There is one last wrinkle however: what do you do when a schema doesn’t have org_id and can’t be joined to one? What if you have a schema in your ORM that is relatively remote from org_id? Are you forced to chain a long series of joins together every time? In my case there were two outliers like this: cron jobs and session tokens.

For the cron jobs (we used the Oban package), it doesn’t make sense for a daily system level job to be associated with a specific tenant. So, recalling the earlier prefix technique, I chose to give Oban its own database prefix. This is pretty simple to do in config, and there’s not much else to change but add an exception to prepare_query/3. Now the queries for Oban jobs skip right by the check and continue as normal.
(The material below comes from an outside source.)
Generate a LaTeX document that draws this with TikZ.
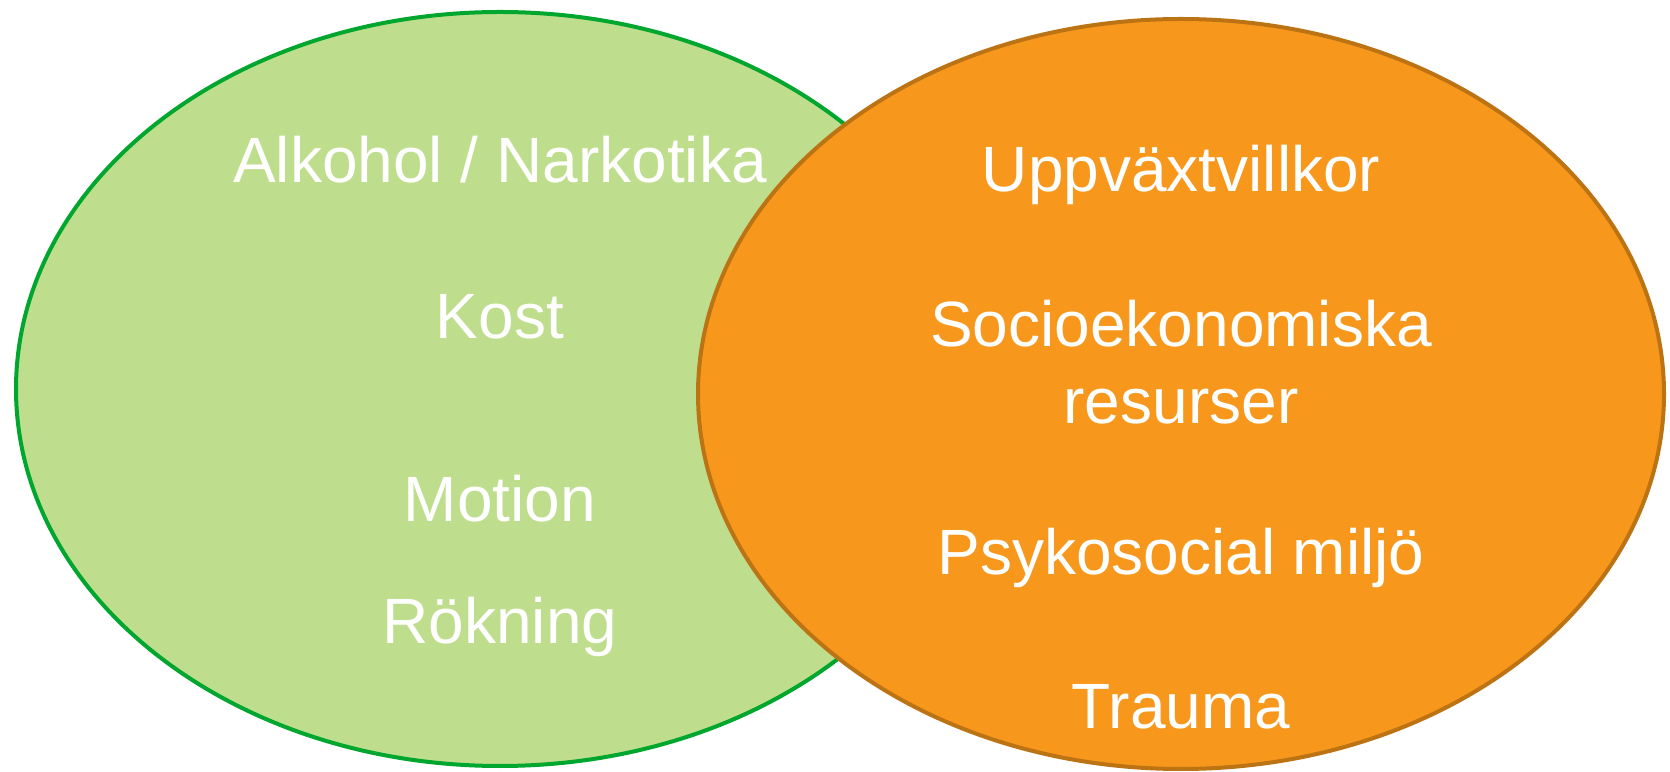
\documentclass[tikz,border=0pt]{standalone}
\usepackage{fontspec}
\setmainfont{Liberation Sans}
\definecolor{lifefill}{RGB}{190,222,141}
\definecolor{lifeline}{RGB}{0,166,46}
\definecolor{envfill}{RGB}{247,152,29}
\definecolor{envline}{RGB}{188,115,20}
\tikzset{factor/.style={text=white, font=\fontsize{64}{77}\selectfont, anchor=base, align=center, inner sep=0pt}}
\begin{document}
\begin{tikzpicture}[x=1pt, y=1pt]
        \useasboundingbox (0, 0) rectangle (1670, 771);
        \draw[line width=4pt, draw=lifeline, fill=lifefill] (500, 382) ellipse [x radius=484, y radius=377];
        \draw[line width=4pt, draw=envline, fill=envfill] (1181, 377) ellipse [x radius=483, y radius=375];
        \path (500, 588) node[factor](alk) {Alkohol / Narkotika} (500, 432) node[factor](kost) {Kost} (500, 249) node[factor](mot) {Motion} (500, 127) node[factor](rok) {Rökning};
        \path (1181, 579) node[factor](upp) {Uppväxtvillkor} (1181, 347) node[factor](soc) {Socioekonomiska\\resurser} (1181, 196) node[factor](psy) {Psykosocial miljö} (1181, 42) node[factor](tra) {Trauma};
    \end{tikzpicture}
\end{document}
For the session tokens, I opted for an explicit exceptions list. I’d rather not mess around with the authentication code, and since it didn’t rely on my multi-tenancy solution to begin with, excepting it won’t introduce a new attack surface. By and large I want all schemas to be tenanted in some way within this app, so having a short list of the exceptions makes some sense, as I’m unlikely to add to it frequently. If I do, all I have to do is alias the schema and add it to the module attribute that defines the list of exceptions.

defmodule MyApp.Repo do
  ...
 @excepted_schemas [UserToken]

  @impl true
  def prepare_query(_operation, %{from: %{source: {_, schema}}}=query, opts) do
    excepted? = Enum.member?(@excepted_schemas, schema)
    cond do
      opts[:skip_org_id] || opts[:schema_migration] || opts[:prefix] == "oban" || excepted? ->
        {query, opts}

      org_id = opts[:org_id] ->
        {Ecto.Query.where(query, org_id: ^org_id), opts}

      true ->
        raise "expected org_id or skip_org_id to be set"
    end
  end
 2nd

The combinations of approaches here are more explicit and more custom-tailored to the specific problem. This should make writing and maintaining tests much easier. While being perhaps somewhat less elegant, I think this will lend itself to simpler maintenance down the line as this project grows.